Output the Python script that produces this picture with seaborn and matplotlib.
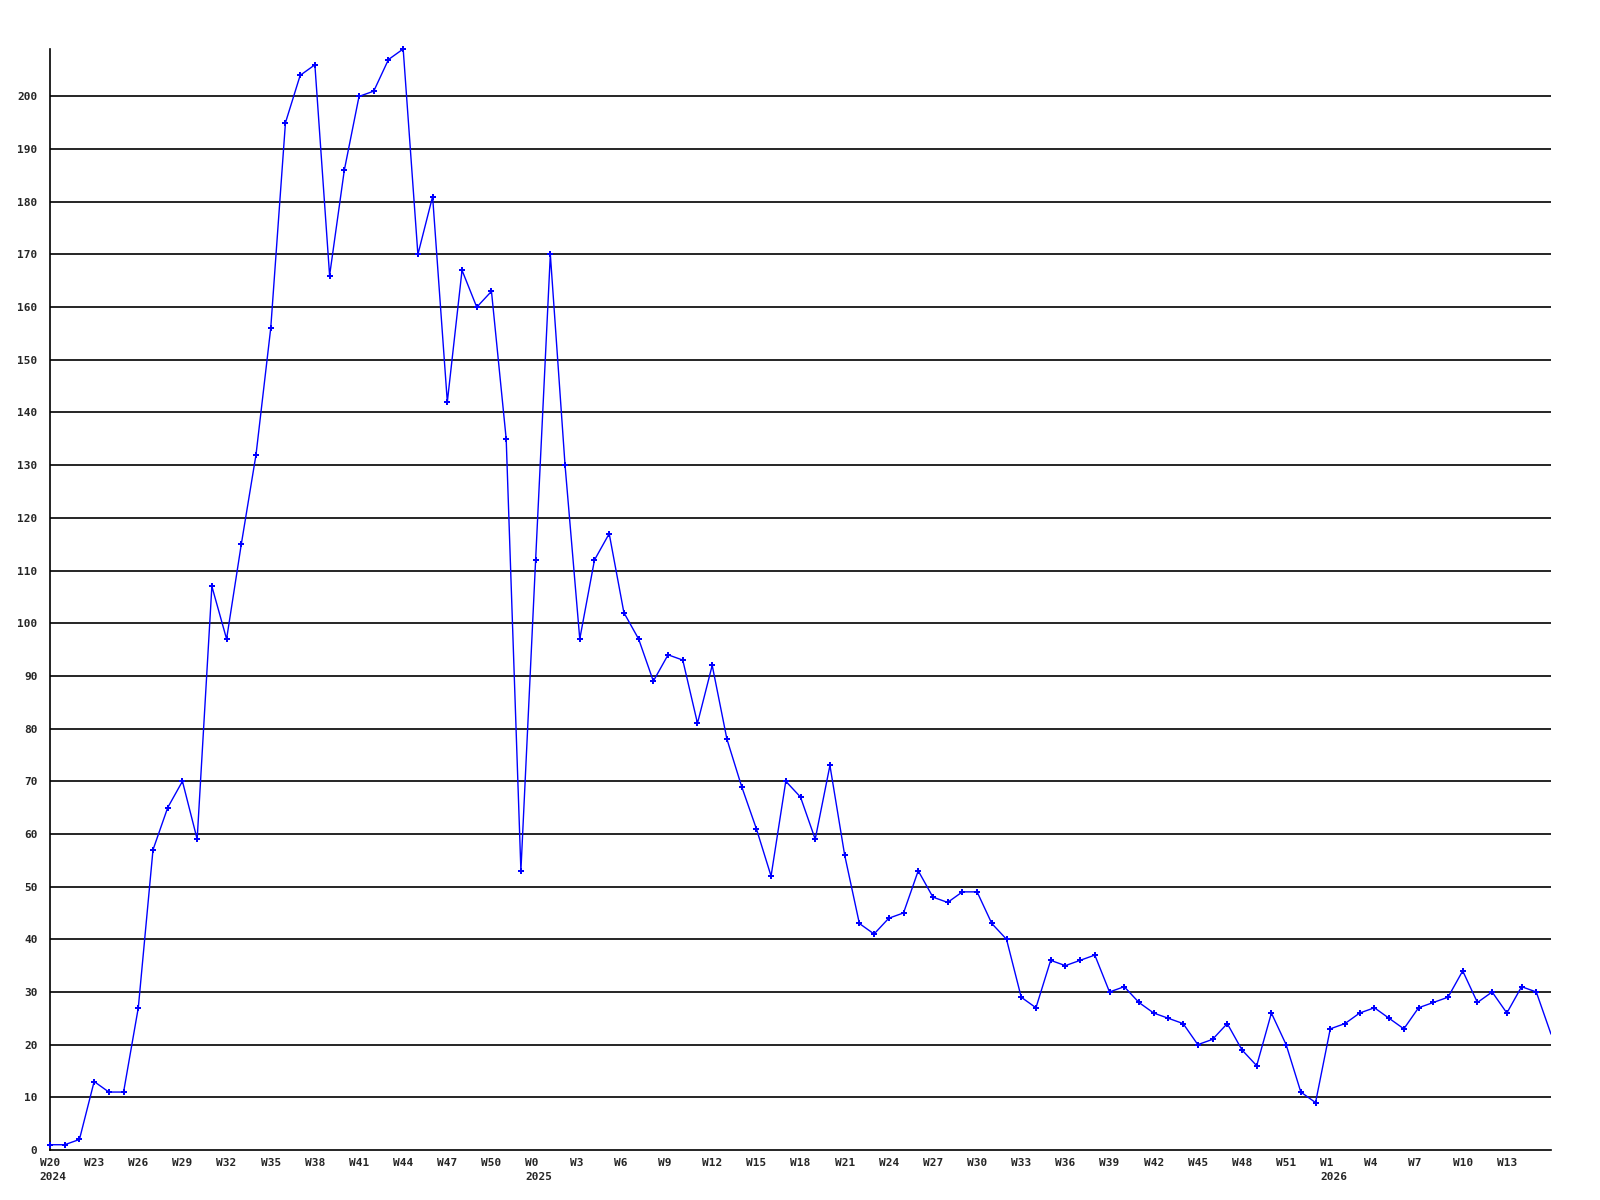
import matplotlib
matplotlib.use("Agg")
import matplotlib.pyplot as plt
import seaborn as sns
import pandas as pd

# Weekly values, 2024-W20 .. 2026-W16
weeks_2024 = ["W20", "W21", "W22", "W23", "W24", "W25", "W26", "W27", "W28", "W29",
              "W30", "W31", "W32", "W33", "W34", "W35", "W36", "W37", "W38", "W39",
              "W40", "W41", "W42", "W43", "W44", "W45", "W46", "W47", "W48", "W49",
              "W50", "W51", "W52"]
values_2024 = [1, 1, 2, 13, 11, 11, 27, 57, 65, 70,
               59, 107, 97, 115, 132, 156, 195, 204, 206, 166,
               186, 200, 201, 207, 209, 170, 181, 142, 167, 160,
               163, 135, 53]

weeks_2025 = ["W0", "W1", "W2", "W3", "W4", "W5", "W6", "W7", "W8", "W9",
              "W10", "W11", "W12", "W13", "W14", "W15", "W16", "W17", "W18", "W19",
              "W20", "W21", "W22", "W23", "W24", "W25", "W26", "W27", "W28", "W29",
              "W30", "W31", "W32", "W33", "W34", "W35", "W36", "W37", "W38", "W39",
              "W40", "W41", "W42", "W43", "W44", "W45", "W46", "W47", "W48", "W49",
              "W50", "W51", "W52"]
values_2025 = [112, 170, 130, 97, 112, 117, 102, 97, 89, 94,
               93, 81, 92, 78, 69, 61, 52, 70, 67, 59,
               73, 56, 43, 41, 44, 45, 53, 48, 47, 49,
               49, 43, 40, 29, 27, 36, 35, 36, 37, 30,
               31, 28, 26, 25, 24, 20, 21, 24, 19, 16,
               26, 20, 11]

weeks_2026 = ["W0", "W1", "W2", "W3", "W4", "W5", "W6", "W7", "W8", "W9",
              "W10", "W11", "W12", "W13", "W14", "W15", "W16"]
values_2026 = [9, 23, 24, 26, 27, 25, 23, 27, 28, 29,
               34, 28, 30, 26, 31, 30, 22]

# Tick labels (every third week) and year markers
tick_labels = ["W20", "W23", "W26", "W29", "W32", "W35", "W38", "W41", "W44",
               "W47", "W50", "W0", "W3", "W6", "W9", "W12", "W15", "W18",
               "W21", "W24", "W27", "W30", "W33", "W36", "W39", "W42", "W45",
               "W48", "W51", "W1", "W4", "W7", "W10", "W13"]
year_labels = ["2024", "2025", "2026"]
year_tick_index = [0, 11, 29]

y_ticks = [0, 10, 20, 30, 40, 50, 60, 70, 80, 90, 100, 110, 120, 130, 140, 150,
           160, 170, 180, 190, 200]

weeks = weeks_2024 + weeks_2025 + weeks_2026
values = values_2024 + values_2025 + values_2026
df = pd.DataFrame({"idx": range(len(values)), "week": weeks, "value": values})

sns.set_style("white")
plt.rcParams["font.family"] = ["DejaVu Sans Mono", "DejaVu Sans"]

fig = plt.figure(figsize=(16, 12), dpi=100)
ax = fig.add_axes([50 / 1600, 1 - 1150 / 1200, (1551 - 50) / 1600, (1150 - 49) / 1200])

for y in y_ticks[1:]:
    ax.axhline(y, color="black", linewidth=1.2, zorder=1)

n = len(values)
sns.lineplot(data=df.iloc[:n - 1], x="idx", y="value", ax=ax, color="#0000ff",
             linewidth=1.0, marker="P", markersize=4.5, markeredgewidth=0,
             zorder=3, clip_on=False)
sns.lineplot(data=df.iloc[n - 2:], x="idx", y="value", ax=ax, color="#0000ff",
             linewidth=1.0, zorder=3)

ax.set_xlim(0, n - 1)
ax.set_ylim(0, 209)
tick_pos = list(range(0, n - 1, 3))[:len(tick_labels)]
ax.set_xticks(tick_pos)
# pad short labels to the 3-character width so they sit like the original
ax.set_xticklabels([t.ljust(3) for t in tick_labels], fontsize=8,
                   fontweight="bold", va="top")
for yl, ti in zip(year_labels, year_tick_index):
    ax.annotate(yl, xy=(tick_pos[ti], 0), xycoords=("data", "axes fraction"),
                xytext=(-7.3, -19.5), textcoords="offset points",
                ha="left", va="center", fontsize=8, fontweight="bold",
                annotation_clip=False)
ax.set_yticks(y_ticks)
ax.set_yticklabels([str(v) for v in y_ticks], fontsize=8, fontweight="bold")
ax.tick_params(axis="both", length=0)
ax.tick_params(axis="x", pad=6)
ax.tick_params(axis="y", pad=9)
ax.set_xlabel("")
ax.set_ylabel("")
for side in ["top", "right"]:
    ax.spines[side].set_visible(False)
for side in ["left", "bottom"]:
    ax.spines[side].set_color("black")
    ax.spines[side].set_linewidth(1.2)
ax.grid(False)

fig.savefig("out.png", dpi=100, facecolor="white")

* _Written task_: Copy all the lines of data exactly as they appear, dropping any images.

* _Answer to this task_:
Output the Python script that produces this picture with seaborn and matplotlib.
import matplotlib
matplotlib.use("Agg")
import matplotlib.pyplot as plt
import seaborn as sns
import pandas as pd

# Weekly values, 2024-W20 .. 2026-W16
weeks_2024 = ["W20", "W21", "W22", "W23", "W24", "W25", "W26", "W27", "W28", "W29",
              "W30", "W31", "W32", "W33", "W34", "W35", "W36", "W37", "W38", "W39",
              "W40", "W41", "W42", "W43", "W44", "W45", "W46", "W47", "W48", "W49",
              "W50", "W51", "W52"]
values_2024 = [1, 1, 2, 13, 11, 11, 27, 57, 65, 70,
               59, 107, 97, 115, 132, 156, 195, 204, 206, 166,
               186, 200, 201, 207, 209, 170, 181, 142, 167, 160,
               163, 135, 53]

weeks_2025 = ["W0", "W1", "W2", "W3", "W4", "W5", "W6", "W7", "W8", "W9",
              "W10", "W11", "W12", "W13", "W14", "W15", "W16", "W17", "W18", "W19",
              "W20", "W21", "W22", "W23", "W24", "W25", "W26", "W27", "W28", "W29",
              "W30", "W31", "W32", "W33", "W34", "W35", "W36", "W37", "W38", "W39",
              "W40", "W41", "W42", "W43", "W44", "W45", "W46", "W47", "W48", "W49",
              "W50", "W51", "W52"]
values_2025 = [112, 170, 130, 97, 112, 117, 102, 97, 89, 94,
               93, 81, 92, 78, 69, 61, 52, 70, 67, 59,
               73, 56, 43, 41, 44, 45, 53, 48, 47, 49,
               49, 43, 40, 29, 27, 36, 35, 36, 37, 30,
               31, 28, 26, 25, 24, 20, 21, 24, 19, 16,
               26, 20, 11]

weeks_2026 = ["W0", "W1", "W2", "W3", "W4", "W5", "W6", "W7", "W8", "W9",
              "W10", "W11", "W12", "W13", "W14", "W15", "W16"]
values_2026 = [9, 23, 24, 26, 27, 25, 23, 27, 28, 29,
               34, 28, 30, 26, 31, 30, 22]

# Tick labels (every third week) and year markers
tick_labels = ["W20", "W23", "W26", "W29", "W32", "W35", "W38", "W41", "W44",
               "W47", "W50", "W0", "W3", "W6", "W9", "W12", "W15", "W18",
               "W21", "W24", "W27", "W30", "W33", "W36", "W39", "W42", "W45",
               "W48", "W51", "W1", "W4", "W7", "W10", "W13"]
year_labels = ["2024", "2025", "2026"]
year_tick_index = [0, 11, 29]

y_ticks = [0, 10, 20, 30, 40, 50, 60, 70, 80, 90, 100, 110, 120, 130, 140, 150,
           160, 170, 180, 190, 200]

weeks = weeks_2024 + weeks_2025 + weeks_2026
values = values_2024 + values_2025 + values_2026
df = pd.DataFrame({"idx": range(len(values)), "week": weeks, "value": values})

sns.set_style("white")
plt.rcParams["font.family"] = ["DejaVu Sans Mono", "DejaVu Sans"]

fig = plt.figure(figsize=(16, 12), dpi=100)
ax = fig.add_axes([50 / 1600, 1 - 1150 / 1200, (1551 - 50) / 1600, (1150 - 49) / 1200])

for y in y_ticks[1:]:
    ax.axhline(y, color="black", linewidth=1.2, zorder=1)

n = len(values)
sns.lineplot(data=df.iloc[:n - 1], x="idx", y="value", ax=ax, color="#0000ff",
             linewidth=1.0, marker="P", markersize=4.5, markeredgewidth=0,
             zorder=3, clip_on=False)
sns.lineplot(data=df.iloc[n - 2:], x="idx", y="value", ax=ax, color="#0000ff",
             linewidth=1.0, zorder=3)

ax.set_xlim(0, n - 1)
ax.set_ylim(0, 209)
tick_pos = list(range(0, n - 1, 3))[:len(tick_labels)]
ax.set_xticks(tick_pos)
# pad short labels to the 3-character width so they sit like the original
ax.set_xticklabels([t.ljust(3) for t in tick_labels], fontsize=8,
                   fontweight="bold", va="top")
for yl, ti in zip(year_labels, year_tick_index):
    ax.annotate(yl, xy=(tick_pos[ti], 0), xycoords=("data", "axes fraction"),
                xytext=(-7.3, -19.5), textcoords="offset points",
                ha="left", va="center", fontsize=8, fontweight="bold",
                annotation_clip=False)
ax.set_yticks(y_ticks)
ax.set_yticklabels([str(v) for v in y_ticks], fontsize=8, fontweight="bold")
ax.tick_params(axis="both", length=0)
ax.tick_params(axis="x", pad=6)
ax.tick_params(axis="y", pad=9)
ax.set_xlabel("")
ax.set_ylabel("")
for side in ["top", "right"]:
    ax.spines[side].set_visible(False)
for side in ["left", "bottom"]:
    ax.spines[side].set_color("black")
    ax.spines[side].set_linewidth(1.2)
ax.grid(False)

fig.savefig("out.png", dpi=100, facecolor="white")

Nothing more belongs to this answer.